WARRINGTON — A primary school teacher was featured in a recent BBC video as she gave an assignment to six-year-old children to write a love letter from a prince to his male servant, convincing him to “marry” him. The controversial assignment has received mixed reaction from viewers, as some support the idea and others find it wrong to present such concepts to impressionable minds.
The video, posted to the BBC’s social media page on Sept. 18, features Sarah Hopson of Bewsey Lodge Primary School in Warrington, as she explains to the children that she wants them to write the love letter as if they were the prince.
“You’re Prince Henry.
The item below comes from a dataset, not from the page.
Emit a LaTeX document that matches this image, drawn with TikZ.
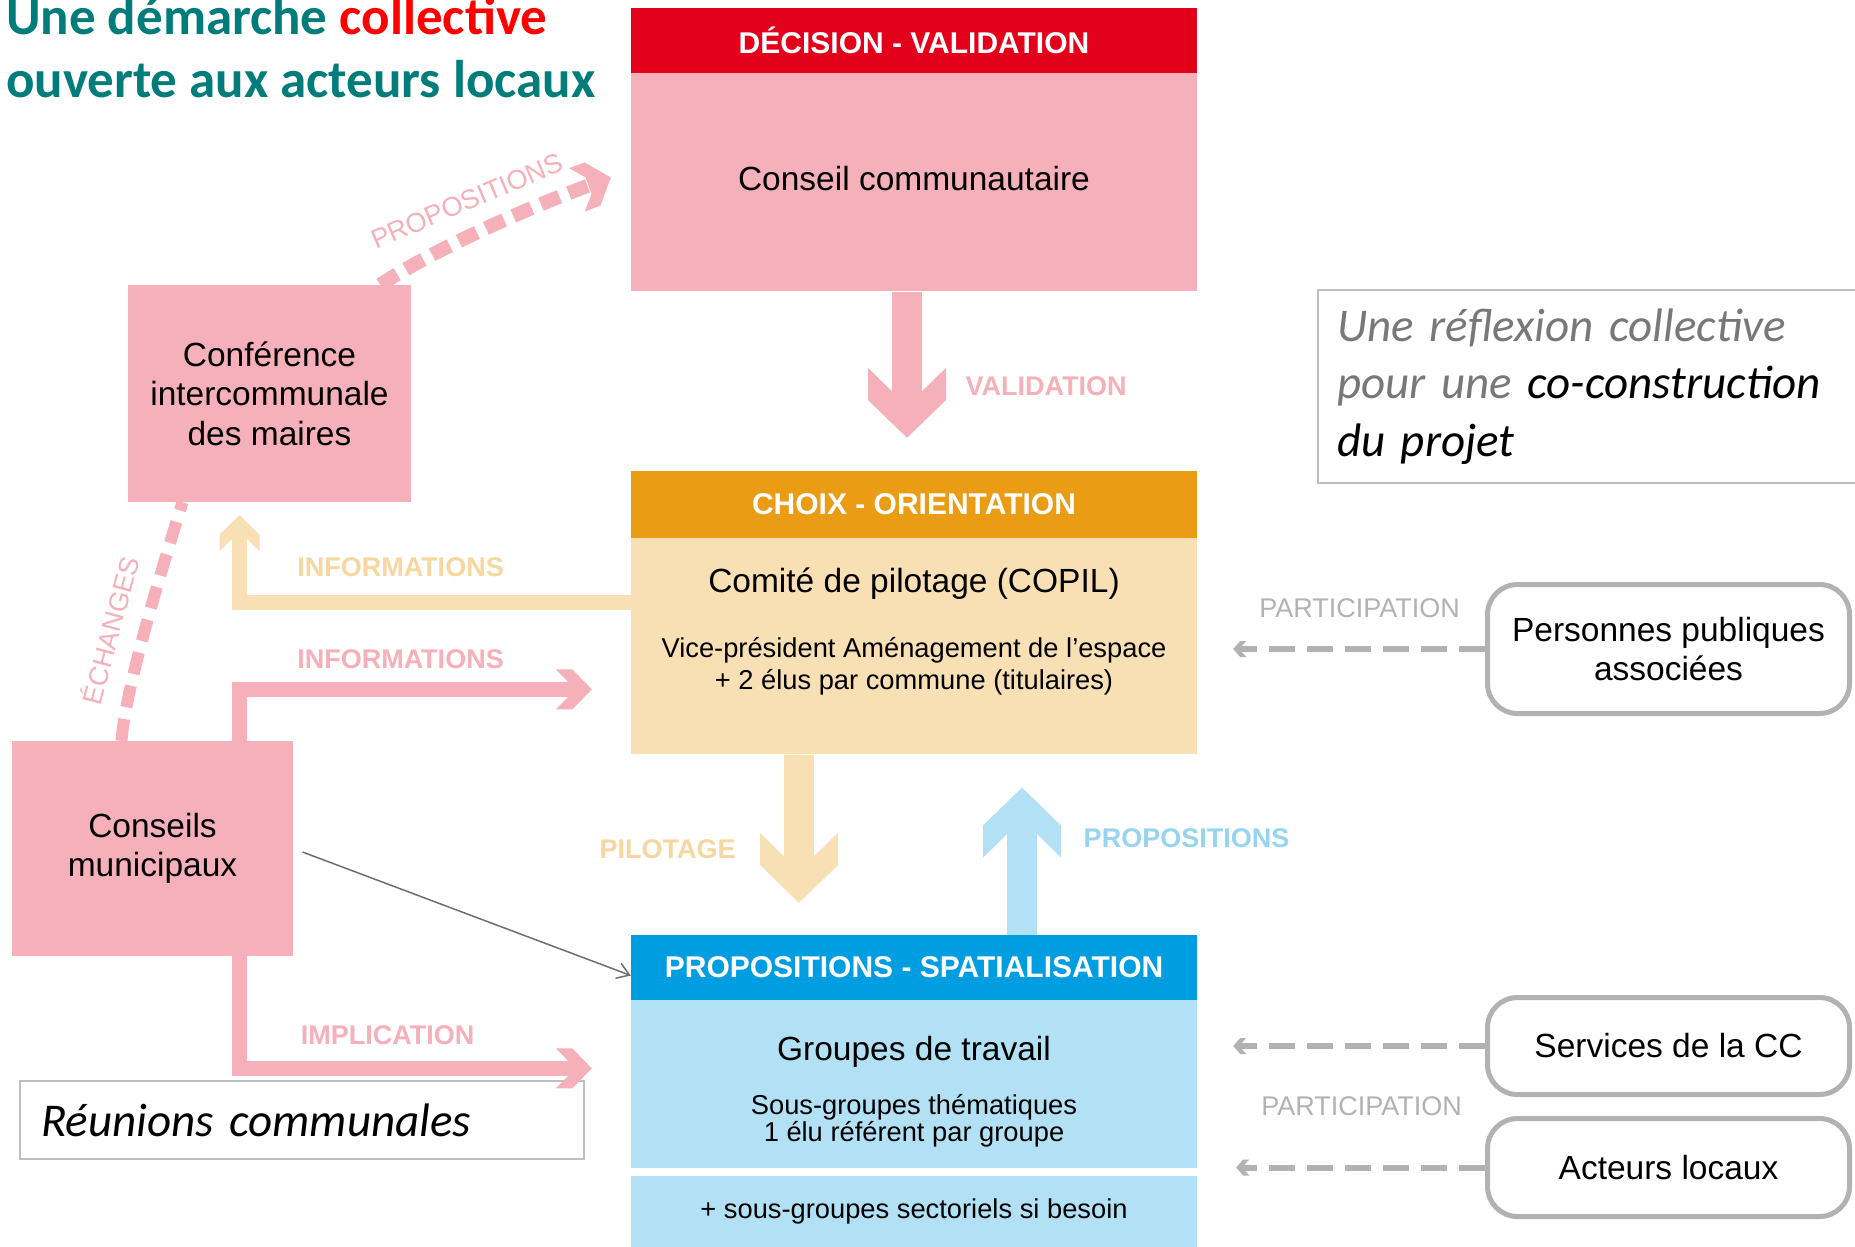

You’re going to tell Thomas why it’s a brilliant idea for him to marry you,” she explains to the students.
The video shows the children sitting at their desk with lined paper bordered with hearts, writing “Dear Thomas” letters.
“They’re going to go out into that world and find this diversity around them, and they’ll find that at a young age as well,” Hopson told the outlet. “The more they can be accepting at this age, you’re not going to face it further on because the children will be accepting now, and will be accepting this diversity around them.”
The assignment was, according to all indications, based on the Pop ‘n’ Olly book “Prince Henry,” released in 2015. The story was also made into a video entitled “A Gay Fairytale for Kids.”
In the tale, Henry becomes close friends with his servant, Thomas, as they had similar interests and would have fun together. One day, Henry’s parents decide that it is time for their son to marry and send out invitations to any who might wish to be considered as a prospective partner. Henry turns down all the princes and princesses in the land, and states that he rather wishes to “marry” Thomas.
His father tells him that such is against the law, since Thomas is Henry’s poor servant and not a prince. Henry announces that he does not wish to be a prince if he cannot “marry” the person of his choice, and argues that all men are equal, whether rich or poor. His speech convinces his father, who then rips up the law. The two later “marry.”
Reaction to the BBC video featuring Hopson’s assignment based on the story has been mixed.
“Sad this has to be taught to override the teachings of bigoted parents,” one commenter wrote.
“This is awesome! I love that this school is so open! I taught lessons like this in my 7 years as a primary school teacher,” another remarked.
“Children at 6 years of age would marry their dog or favorite toy if asked; it’s not even in their spectrum of priorities. Why would you even have to teach them or pointedly direct them into any sort of relationship?” a third asked.
“This seems awfully like brainwashing about sexuality at far too young an age,” another stated.
“I’m more thankful everyday for private schools and homeschooling,” one said.
The late Anglican preacher J.C. Ryle (1816-1900) once exhorted, “[I]t is never too soon to strive and pray for the salvation of the souls of children–never too soon to speak to them as moral beings, and tell them of God, Christ, right and wrong. The devil, we may be quite sure, loses no time in endeavoring to influence the minds of young people. He begins with them even from childhood. Let us work hard to counteract him.”